The project the servers were originally part of was cancelled, see https://phabricator.wikimedia.org/T342750#10241636

If you don't recommend the 'spares' route, then my next suggestion would be to mirror the rabbitmq setup we have in eqiad using these servers.

This is: repurposing these 2 as 'cloudrabbit' hosts. I'll update the task description

I think re-purposing these for rabbitmq is better than 'spares' which tend to age out and never get used. @wiki_willy: Would you agree with this?

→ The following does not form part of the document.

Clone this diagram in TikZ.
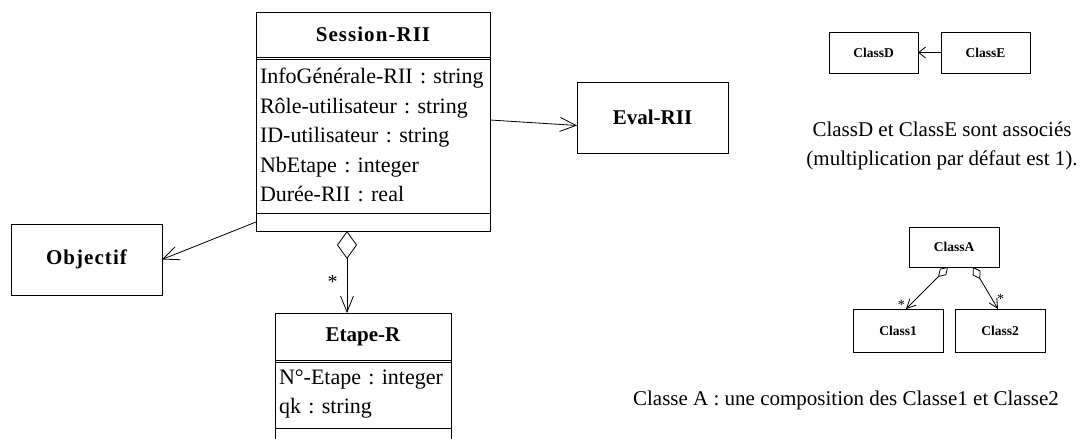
\documentclass[tikz,border=0pt]{standalone}
\usepackage{fontspec}
\setmainfont{Liberation Serif}
\newfontfamily\spacedfont[LetterSpace=5]{Liberation Serif}
\usetikzlibrary{arrows.meta}
\frenchspacing
\tikzset{
  umlnode/.style = {rectangle, inner sep=0pt, outer sep=0pt, draw=black, line width=1pt},
  % cls_T: title compartment of a class, bold name centered
  cls_T/.style = {umlnode, anchor=north west, font=\fontsize{21}{25}\selectfont\bfseries},
  cls_A/.style = {umlnode, anchor=north west, inner xsep=4pt, align=left, font=\fontsize{22}{29.5}\selectfont},
  cls_O/.style = {umlnode, anchor=north west},
  % small boxes of the legend
  box_S/.style = {umlnode, anchor=north west, minimum width=89pt, font=\fontsize{13.5}{15}\selectfont\bfseries},
  txt_N/.style = {inner sep=0pt, align=center, font=\fontsize{21}{29}\selectfont},
  star_L/.style = {inner sep=1pt, font=\fontsize{14}{14}\selectfont},
  assoc/.style = {-{Straight Barb[length=16pt,width=14pt]}, line width=0.8pt},
  aggr/.style = {{Diamond[open,length=28pt,width=20pt]}-{Straight Barb[length=16pt,width=13pt]}, line width=0.8pt},
  aggr_S/.style = {{Diamond[open,length=14pt,width=9pt]}-{Straight Barb[length=9pt,width=9pt]}, line width=0.8pt}
}
\begin{document}
\begin{tikzpicture}[x=1pt,y=-1pt]
    \useasboundingbox (0,0) rectangle (1082,439);
    % Session node:
    \node [cls_T, minimum width=234pt, minimum height=45pt] (sess_T) at (256,12) {\spacedfont Session-RII};
    \node [cls_A, text width=226pt, minimum height=156pt] (sess_A) at (sess_T.south west)
      {InfoGénérale-RII : string\\Rôle-utilisateur : string\\ID-utilisateur : string\\NbEtape : integer\\Durée-RII : real};
    \draw [line width=1pt] ([yshift=-2pt]sess_T.south west) -- ([yshift=-2pt]sess_T.south east);
    \node [cls_O, minimum width=234pt, minimum height=18pt] (sess_O) at (sess_A.south west) {};
    % Etape node:
    \node [cls_T, minimum width=176pt, minimum height=47pt] (etape_T) at (275,313) {Etape-R};
    \node [cls_A, text width=168pt, minimum height=68pt] (etape_A) at (etape_T.south west)
      {N°-Etape : integer\\qk : string};
    \draw [line width=1pt] ([yshift=-2pt]etape_T.south west) -- ([yshift=-2pt]etape_T.south east);
    \node [cls_O, minimum width=176pt, minimum height=30pt] (etape_O) at (etape_A.south west) {};
    % Objectif and Eval nodes:
    \node [cls_T, minimum width=151pt, minimum height=71pt] (obj) at (11,224) {\spacedfont Objectif};
    \node [cls_T, minimum width=151pt, minimum height=71pt] (eval) at (577,82) {Eval-RII};
    % connectors
    \draw [assoc] ([yshift=15pt]sess_A.east) -- ([yshift=-8pt]eval.west);
    \draw [assoc] (sess_O.west) -- (obj.east);
    \draw [aggr] ([xshift=-26pt]sess_O.south) -- ([xshift=-16pt]etape_T.north)
      node [star_L, pos=0.62, left=8pt, font=\fontsize{20}{20}\selectfont] {*};
    % Legend - association:
    \node [box_S, minimum height=41pt] (clsD) at (829,32) {ClassD};
    \node [box_S, minimum height=41pt] (clsE) at (941,32) {ClassE};
    \draw [-{Straight Barb[length=7pt,width=11pt]}, line width=0.8pt] (clsE.west) -- (clsD.east);
    \node [txt_N] (txt_assoc) at (942,146) {ClassD et ClassE sont associés\\(multiplication par défaut est 1).};
    % Legend - composition:
    \node [box_S, minimum width=90pt, minimum height=40pt] (clsA) at (909,227) {ClassA};
    \node [box_S, minimum width=90pt, minimum height=43pt] (cls1) at (853,309) {Class1};
    \node [box_S, minimum width=90pt, minimum height=43pt] (cls2) at (955,309) {Class2};
    \draw [aggr_S] ([xshift=-6pt]clsA.south) -- ([xshift=8pt]cls1.north)
      node [star_L, pos=0.9, left=4pt] {*};
    \draw [aggr_S] ([xshift=19pt]clsA.south) -- ([xshift=-2pt]cls2.north)
      node [star_L, pos=0.75, right=4pt] {*};
    \node [txt_N] (txt_comp) at (846,400) {Classe A : une composition des Classe1 et Classe2};
\end{tikzpicture}
\end{document}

Basically WMCS has 2 hosts they can return to spares due to a canceled project but we don't really keep spares, and they could repurpose instead as rabbitmq similar to what they run in eqiad. Since this involves hardware allocations, I wanted to double check with you. My advise is to re-purpose to rabbitmq since that is an immediate use of the hosts, versus sitting spare and not being used.

Yup, agreed. If the servers can be reallocated for something else that is currently needed, I think it makes more sense to just repurpose them vs keeping them as spares or decommissioning them.